**Exercise brief:** Quote the data exactly, first line to the line containing "43.5, 46.5, 56.2]", with no pictures.

**Data section:**
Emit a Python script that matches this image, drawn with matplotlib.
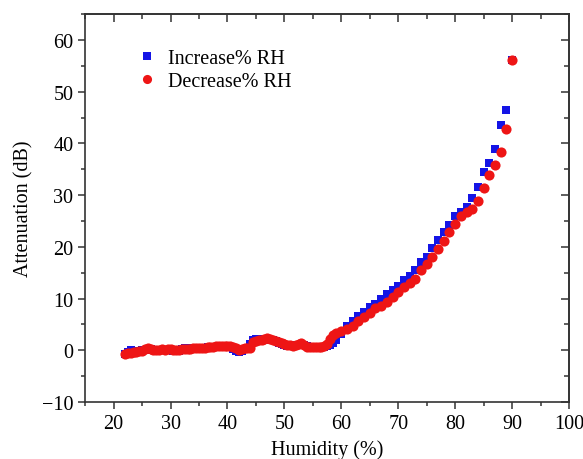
import numpy as np
import matplotlib
matplotlib.use("Agg")
import matplotlib.pyplot as plt
from matplotlib.ticker import MultipleLocator

# Increase % RH (blue squares)
inc_x = [22, 22.5, 23, 23.5, 24, 24.5, 25, 25.5, 26, 26.5, 27, 27.5, 28, 28.5, 29, 29.5,
         30, 30.5, 31, 31.5, 32, 32.5, 33, 33.5, 34, 34.5, 35, 35.5, 36, 36.5, 37, 37.5,
         38, 38.5, 39, 39.5, 40, 40.5, 41, 41.5, 42, 42.5, 43, 43.5, 44, 44.5, 45, 45.5,
         46, 46.5, 47, 47.5, 48, 48.5, 49, 49.5, 50, 50.5, 51, 51.5, 52, 52.5, 53, 53.5,
         54, 54.5, 55, 55.5, 56, 56.5, 57, 57.5, 58, 58.5, 59, 60, 61, 62, 63, 64, 65,
         66, 67, 68, 69, 70, 71, 72, 73, 74, 75, 76, 77, 78, 79, 80, 81, 82, 83, 84, 85,
         86, 87, 88, 89, 90]
inc_y = [-0.7, -0.3, 0.0, -0.1, -0.3, -0.2, 0.0, 0.1, 0.2, 0.2, 0.1, 0.1, 0.0, 0.1, 0.1, 0.0,
         0.0, -0.1, -0.2, -0.1, 0.2, 0.4, 0.5, 0.5, 0.4, 0.4, 0.5, 0.5, 0.5, 0.6, 0.6, 0.7,
         0.7, 0.8, 0.8, 0.7, 0.7, 0.6, 0.3, -0.1, -0.3, -0.1, 0.2, 0.4, 1.2, 2.0, 2.1, 2.1,
         2.0, 2.1, 2.2, 2.0, 1.9, 1.7, 1.5, 1.3, 1.1, 0.9, 0.8, 0.8, 1.0, 1.1, 1.2, 1.0,
         0.8, 0.7, 0.7, 0.7, 0.7, 0.7, 0.7, 0.8, 1.1, 1.5, 1.9, 3.1, 4.7, 5.7, 6.7, 7.4, 8.3,
         9.0, 9.9, 10.8, 11.6, 12.5, 13.5, 14.4, 15.6, 17.0, 18.0, 19.8, 21.4, 22.8, 24.3,
         25.9, 26.8, 27.8, 29.4, 31.6, 34.5, 36.2, 38.9, 43.5, 46.5, 56.2]

# Decrease % RH (red circles)
dec_x = [22, 22.5, 23, 23.5, 24, 24.5, 25, 25.5, 26, 26.5, 27, 27.5, 28, 28.5, 29, 29.5,
         30, 30.5, 31, 31.5, 32, 32.5, 33, 33.5, 34, 34.5, 35, 35.5, 36, 36.5, 37, 37.5,
         38, 38.5, 39, 39.5, 40, 40.5, 41, 41.5, 42, 42.5, 43, 43.5, 44, 44.5, 45, 45.5,
         46, 46.5, 47, 47.5, 48, 48.5, 49, 49.5, 50, 50.5, 51, 51.5, 52, 52.5, 53, 53.5,
         54, 54.5, 55, 55.5, 56, 56.5, 57, 57.5, 58, 58.5, 59, 60, 61, 62, 63, 64, 65,
         66, 67, 68, 69, 70, 71, 72, 73, 74, 75, 76, 77, 78, 79, 80, 81, 82, 83, 84, 85,
         86, 87, 88, 89, 90]
dec_y = [-0.8, -0.6, -0.5, -0.4, -0.3, -0.2, -0.1, 0.2, 0.4, 0.3, 0.1, 0.0, 0.1, 0.2, 0.1, 0.2,
         0.2, 0.1, 0.0, 0.1, 0.2, 0.3, 0.3, 0.3, 0.4, 0.4, 0.4, 0.4, 0.5, 0.6, 0.7, 0.7,
         0.8, 0.8, 0.9, 0.8, 0.9, 0.8, 0.6, 0.4, 0.1, 0.3, 0.5, 0.4, 0.5, 1.6, 1.8, 1.9,
         2.0, 2.2, 2.3, 2.2, 2.0, 1.8, 1.6, 1.4, 1.2, 1.1, 1.0, 0.9, 1.0, 1.2, 1.4, 1.1,
         0.7, 0.6, 0.6, 0.7, 0.6, 0.7, 0.9, 1.3, 2.2, 2.9, 3.4, 3.8, 4.1, 4.7, 5.7, 6.4, 7.3,
         8.1, 8.6, 9.3, 10.3, 11.2, 12.2, 13.1, 13.8, 15.6, 16.7, 18.0, 19.6, 21.2, 22.9,
         24.4, 25.9, 26.7, 27.3, 28.9, 31.3, 33.9, 35.9, 38.4, 42.8, 56.2]

plt.rcParams["font.family"] = ["Liberation Serif", "DejaVu Serif"]
plt.rcParams["font.size"] = 14.5

fig = plt.figure(figsize=(5.83, 4.60), dpi=100)
ax = fig.add_axes([0.146, 0.124, 0.830, 0.843])

ax.plot(inc_x, inc_y, "s", color="#1414e6", markersize=6.3, markeredgewidth=0,
        label="Increase% RH")
ax.plot(dec_x, dec_y, "o", color="#ee1515", markersize=7.3, markeredgewidth=0,
        label="Decrease% RH")

ax.set_xlim(15, 100)
ax.set_ylim(-10, 65)
ax.xaxis.set_major_locator(MultipleLocator(10))
ax.xaxis.set_minor_locator(MultipleLocator(5))
ax.yaxis.set_major_locator(MultipleLocator(10))
ax.yaxis.set_minor_locator(MultipleLocator(5))
ax.set_xticks(np.arange(20, 101, 10))
ax.tick_params(which="major", direction="out", length=5, width=1.1, color="#333333", labelsize=14.5)
ax.tick_params(which="minor", direction="out", length=3, width=1.1, color="#333333")
for s in ax.spines.values():
    s.set_linewidth(1.2)
    s.set_color("#333333")

# inward ticks on top and right
top = ax.secondary_xaxis("top")
top.xaxis.set_major_locator(MultipleLocator(10))
top.xaxis.set_minor_locator(MultipleLocator(5))
top.tick_params(which="major", direction="in", length=6, width=1.1, color="#333333", labeltop=False)
top.tick_params(which="minor", direction="in", length=3.5, width=1.1, color="#333333")
top.spines["top"].set_linewidth(1.2)
top.spines["top"].set_color("#333333")
right = ax.secondary_yaxis("right")
right.yaxis.set_major_locator(MultipleLocator(10))
right.yaxis.set_minor_locator(MultipleLocator(5))
right.tick_params(which="major", direction="in", length=6, width=1.1, color="#333333", labelright=False)
right.tick_params(which="minor", direction="in", length=3.5, width=1.1, color="#333333")
right.spines["right"].set_linewidth(1.2)
right.spines["right"].set_color("#333333")

ax.set_xlabel("Humidity (%)", fontsize=14.5, labelpad=5)
ax.set_ylabel("Attenuation (dB)", fontsize=14.5, labelpad=6)

ax.legend(loc="upper left", bbox_to_anchor=(0.083, 0.93), frameon=False, fontsize=14.5,
          handletextpad=0.3, markerscale=0.9, borderaxespad=0, labelspacing=0.15,
          handlelength=1.4)

fig.savefig("out.png", dpi=100)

**Correct answer:**
Emit a Python script that matches this image, drawn with matplotlib.
import numpy as np
import matplotlib
matplotlib.use("Agg")
import matplotlib.pyplot as plt
from matplotlib.ticker import MultipleLocator

# Increase % RH (blue squares)
inc_x = [22, 22.5, 23, 23.5, 24, 24.5, 25, 25.5, 26, 26.5, 27, 27.5, 28, 28.5, 29, 29.5,
         30, 30.5, 31, 31.5, 32, 32.5, 33, 33.5, 34, 34.5, 35, 35.5, 36, 36.5, 37, 37.5,
         38, 38.5, 39, 39.5, 40, 40.5, 41, 41.5, 42, 42.5, 43, 43.5, 44, 44.5, 45, 45.5,
         46, 46.5, 47, 47.5, 48, 48.5, 49, 49.5, 50, 50.5, 51, 51.5, 52, 52.5, 53, 53.5,
         54, 54.5, 55, 55.5, 56, 56.5, 57, 57.5, 58, 58.5, 59, 60, 61, 62, 63, 64, 65,
         66, 67, 68, 69, 70, 71, 72, 73, 74, 75, 76, 77, 78, 79, 80, 81, 82, 83, 84, 85,
         86, 87, 88, 89, 90]
inc_y = [-0.7, -0.3, 0.0, -0.1, -0.3, -0.2, 0.0, 0.1, 0.2, 0.2, 0.1, 0.1, 0.0, 0.1, 0.1, 0.0,
         0.0, -0.1, -0.2, -0.1, 0.2, 0.4, 0.5, 0.5, 0.4, 0.4, 0.5, 0.5, 0.5, 0.6, 0.6, 0.7,
         0.7, 0.8, 0.8, 0.7, 0.7, 0.6, 0.3, -0.1, -0.3, -0.1, 0.2, 0.4, 1.2, 2.0, 2.1, 2.1,
         2.0, 2.1, 2.2, 2.0, 1.9, 1.7, 1.5, 1.3, 1.1, 0.9, 0.8, 0.8, 1.0, 1.1, 1.2, 1.0,
         0.8, 0.7, 0.7, 0.7, 0.7, 0.7, 0.7, 0.8, 1.1, 1.5, 1.9, 3.1, 4.7, 5.7, 6.7, 7.4, 8.3,
         9.0, 9.9, 10.8, 11.6, 12.5, 13.5, 14.4, 15.6, 17.0, 18.0, 19.8, 21.4, 22.8, 24.3,
         25.9, 26.8, 27.8, 29.4, 31.6, 34.5, 36.2, 38.9, 43.5, 46.5, 56.2]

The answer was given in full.